▶ GIVEN INFORMATION
##########
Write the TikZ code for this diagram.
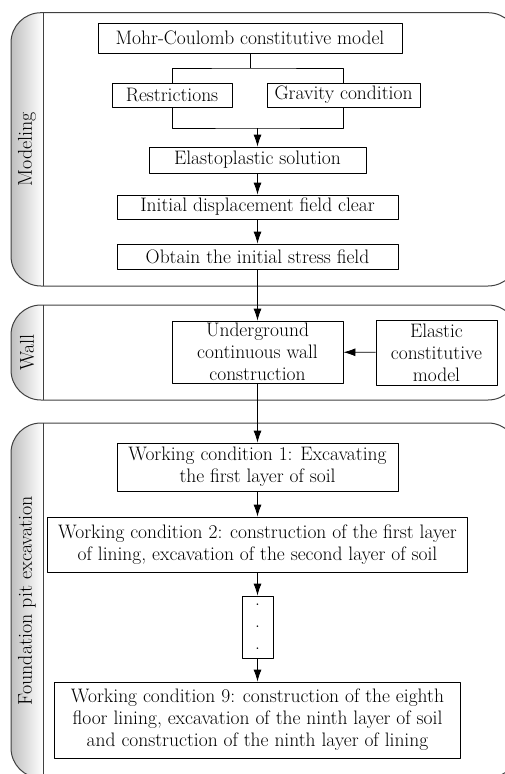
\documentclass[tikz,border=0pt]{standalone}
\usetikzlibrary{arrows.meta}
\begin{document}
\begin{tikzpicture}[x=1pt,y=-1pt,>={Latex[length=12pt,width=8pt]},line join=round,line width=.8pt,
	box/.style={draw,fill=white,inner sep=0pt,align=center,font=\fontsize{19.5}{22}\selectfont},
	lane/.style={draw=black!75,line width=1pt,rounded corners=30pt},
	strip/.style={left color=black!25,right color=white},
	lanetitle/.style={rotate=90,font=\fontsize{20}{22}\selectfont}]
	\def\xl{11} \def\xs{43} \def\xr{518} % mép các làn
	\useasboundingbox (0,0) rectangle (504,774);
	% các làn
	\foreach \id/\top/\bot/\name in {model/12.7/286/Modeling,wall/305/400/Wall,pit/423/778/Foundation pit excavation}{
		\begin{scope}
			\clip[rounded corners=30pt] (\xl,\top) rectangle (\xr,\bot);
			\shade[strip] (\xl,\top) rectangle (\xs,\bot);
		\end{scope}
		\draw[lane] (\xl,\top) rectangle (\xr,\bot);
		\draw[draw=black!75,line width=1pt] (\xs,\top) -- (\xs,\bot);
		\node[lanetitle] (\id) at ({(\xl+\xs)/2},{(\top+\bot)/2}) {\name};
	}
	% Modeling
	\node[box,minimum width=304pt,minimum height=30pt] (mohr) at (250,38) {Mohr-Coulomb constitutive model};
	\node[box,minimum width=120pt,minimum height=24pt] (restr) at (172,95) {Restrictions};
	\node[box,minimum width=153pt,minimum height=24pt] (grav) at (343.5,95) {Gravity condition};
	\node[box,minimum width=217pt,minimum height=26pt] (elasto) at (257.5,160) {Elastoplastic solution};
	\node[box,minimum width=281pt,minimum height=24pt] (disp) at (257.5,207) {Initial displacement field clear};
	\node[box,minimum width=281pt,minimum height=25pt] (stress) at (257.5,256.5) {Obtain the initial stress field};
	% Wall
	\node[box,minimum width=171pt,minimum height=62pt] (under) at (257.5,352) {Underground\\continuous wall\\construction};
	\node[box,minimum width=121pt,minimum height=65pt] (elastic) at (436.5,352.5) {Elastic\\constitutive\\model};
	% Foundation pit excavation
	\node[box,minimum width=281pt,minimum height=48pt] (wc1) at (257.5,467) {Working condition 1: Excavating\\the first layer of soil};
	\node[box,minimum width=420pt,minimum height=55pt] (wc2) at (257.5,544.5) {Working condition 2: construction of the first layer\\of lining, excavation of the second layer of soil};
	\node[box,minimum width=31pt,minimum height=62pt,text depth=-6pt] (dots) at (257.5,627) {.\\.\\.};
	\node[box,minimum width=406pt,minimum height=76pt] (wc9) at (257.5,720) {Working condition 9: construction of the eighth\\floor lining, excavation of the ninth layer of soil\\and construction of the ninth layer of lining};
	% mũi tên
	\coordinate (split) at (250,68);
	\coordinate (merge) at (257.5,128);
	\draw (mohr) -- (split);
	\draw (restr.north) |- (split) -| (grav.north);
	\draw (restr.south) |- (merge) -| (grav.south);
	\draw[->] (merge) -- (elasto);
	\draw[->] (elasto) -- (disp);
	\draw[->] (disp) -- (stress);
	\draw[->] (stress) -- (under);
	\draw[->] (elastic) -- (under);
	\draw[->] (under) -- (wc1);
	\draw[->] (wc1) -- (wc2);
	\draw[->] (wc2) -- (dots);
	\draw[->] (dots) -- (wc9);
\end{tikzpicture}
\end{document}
##########
▶ EXERCISE INSTRUCTIONS
Reproduce the full listing faithfully, but do not carry over any pictures.

▶ TASK OUTPUT
Write the TikZ code for this diagram.
\documentclass[tikz,border=0pt]{standalone}
\usetikzlibrary{arrows.meta}
\begin{document}
\begin{tikzpicture}[x=1pt,y=-1pt,>={Latex[length=12pt,width=8pt]},line join=round,line width=.8pt,
	box/.style={draw,fill=white,inner sep=0pt,align=center,font=\fontsize{19.5}{22}\selectfont},
	lane/.style={draw=black!75,line width=1pt,rounded corners=30pt},
	strip/.style={left color=black!25,right color=white},
	lanetitle/.style={rotate=90,font=\fontsize{20}{22}\selectfont}]
	\def\xl{11} \def\xs{43} \def\xr{518} % mép các làn
	\useasboundingbox (0,0) rectangle (504,774);
	% các làn
	\foreach \id/\top/\bot/\name in {model/12.7/286/Modeling,wall/305/400/Wall,pit/423/778/Foundation pit excavation}{
		\begin{scope}
			\clip[rounded corners=30pt] (\xl,\top) rectangle (\xr,\bot);
			\shade[strip] (\xl,\top) rectangle (\xs,\bot);
		\end{scope}
		\draw[lane] (\xl,\top) rectangle (\xr,\bot);
		\draw[draw=black!75,line width=1pt] (\xs,\top) -- (\xs,\bot);
		\node[lanetitle] (\id) at ({(\xl+\xs)/2},{(\top+\bot)/2}) {\name};
	}
	% Modeling
	\node[box,minimum width=304pt,minimum height=30pt] (mohr) at (250,38) {Mohr-Coulomb constitutive model};
	\node[box,minimum width=120pt,minimum height=24pt] (restr) at (172,95) {Restrictions};
	\node[box,minimum width=153pt,minimum height=24pt] (grav) at (343.5,95) {Gravity condition};
	\node[box,minimum width=217pt,minimum height=26pt] (elasto) at (257.5,160) {Elastoplastic solution};
	\node[box,minimum width=281pt,minimum height=24pt] (disp) at (257.5,207) {Initial displacement field clear};
	\node[box,minimum width=281pt,minimum height=25pt] (stress) at (257.5,256.5) {Obtain the initial stress field};
	% Wall
	\node[box,minimum width=171pt,minimum height=62pt] (under) at (257.5,352) {Underground\\continuous wall\\construction};
	\node[box,minimum width=121pt,minimum height=65pt] (elastic) at (436.5,352.5) {Elastic\\constitutive\\model};
	% Foundation pit excavation
	\node[box,minimum width=281pt,minimum height=48pt] (wc1) at (257.5,467) {Working condition 1: Excavating\\the first layer of soil};
	\node[box,minimum width=420pt,minimum height=55pt] (wc2) at (257.5,544.5) {Working condition 2: construction of the first layer\\of lining, excavation of the second layer of soil};
	\node[box,minimum width=31pt,minimum height=62pt,text depth=-6pt] (dots) at (257.5,627) {.\\.\\.};
	\node[box,minimum width=406pt,minimum height=76pt] (wc9) at (257.5,720) {Working condition 9: construction of the eighth\\floor lining, excavation of the ninth layer of soil\\and construction of the ninth layer of lining};
	% mũi tên
	\coordinate (split) at (250,68);
	\coordinate (merge) at (257.5,128);
	\draw (mohr) -- (split);
	\draw (restr.north) |- (split) -| (grav.north);
	\draw (restr.south) |- (merge) -| (grav.south);
	\draw[->] (merge) -- (elasto);
	\draw[->] (elasto) -- (disp);
	\draw[->] (disp) -- (stress);
	\draw[->] (stress) -- (under);
	\draw[->] (elastic) -- (under);
	\draw[->] (under) -- (wc1);
	\draw[->] (wc1) -- (wc2);
	\draw[->] (wc2) -- (dots);
	\draw[->] (dots) -- (wc9);
\end{tikzpicture}
\end{document}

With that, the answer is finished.